Help with the output (load) current of this differ. amp circuit?

[ChrisP58]

You have all three of your shunt references in parallel, so you will only see the lowest voltage in all positions of your switch. You need to give each of them their own dropping resistor. Or, tie the switch common to the resistor and op-amp pin, and the three switch points to the individual references.

But, you can probably use just one reference, and a three resistor divider to make the other two voltages. Just make sure that the values in the divider are significanly lower than the resistance values in the op-amp.

 

[SandiegoSD]

You have all three of your shunt references in parallel, so you will only see the lowest voltage in all positions of your switch. You need to give each of them their own dropping resistor. Or, tie the switch common to the resistor and op-amp pin, and the three switch points to the individual references.
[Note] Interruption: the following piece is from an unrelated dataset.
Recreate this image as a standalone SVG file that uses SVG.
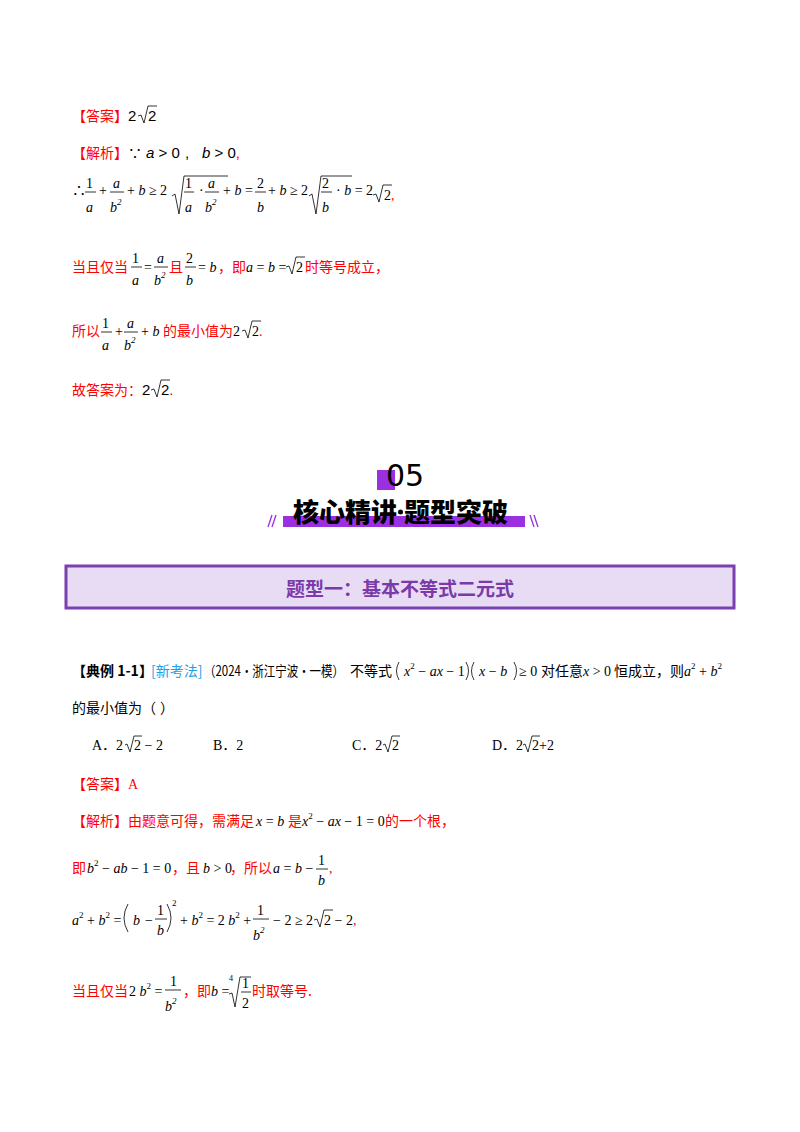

But, you can probably use just one reference, and a three resistor divider to make the other two voltages. Just make sure that the values in the divider are significanly lower than the resistance values in the op-amp.

Yes..good heads up. Switch should come before the zeners, not like what i sketched.Also the references are cheap and resistors are hard to match, so I think i'll go with 3 references.

 

[SandiegoSD]

(almost) Fried the protoboard today..

Hi folks, I received the parts for the circuit I've been talking about (I ordered mostly thru hole parts) plugged them onto a breadboard to test it. Oh well.. about some 5 seconds after I turned on the power supply I smelled the frying plastic/something else's odor and decided to touch every part to find out which was overheating. I instantly regretted it when I put my index finger on the back of the LM2940. That thing was HOT!!

I then realized that with (24-10=14)V across this linear regulator, and the 1A current which I'm trying so hard to get, it's taking some 14W on that little piece. The power rating for LM2940 is a measly 2~3W w/o heatsink.
**broken link removed**

I guess i'll use another voltage supply(probably 12V instead of 24V) to power the LM2940 regulator so the voltage drop is ~2V and total power will be closer to 2W and it shouldn't overheat too much.

Hopeful by then the load current will turn out to be 1A (I'm secretly worried because for the first few seconds the load current was only .74A before the LM2940 goes into thermal shutdown )

p.s. the circuit I'm talking about:
**broken link removed**
There's a load resistor in series with that amp-meter not shown in this graph.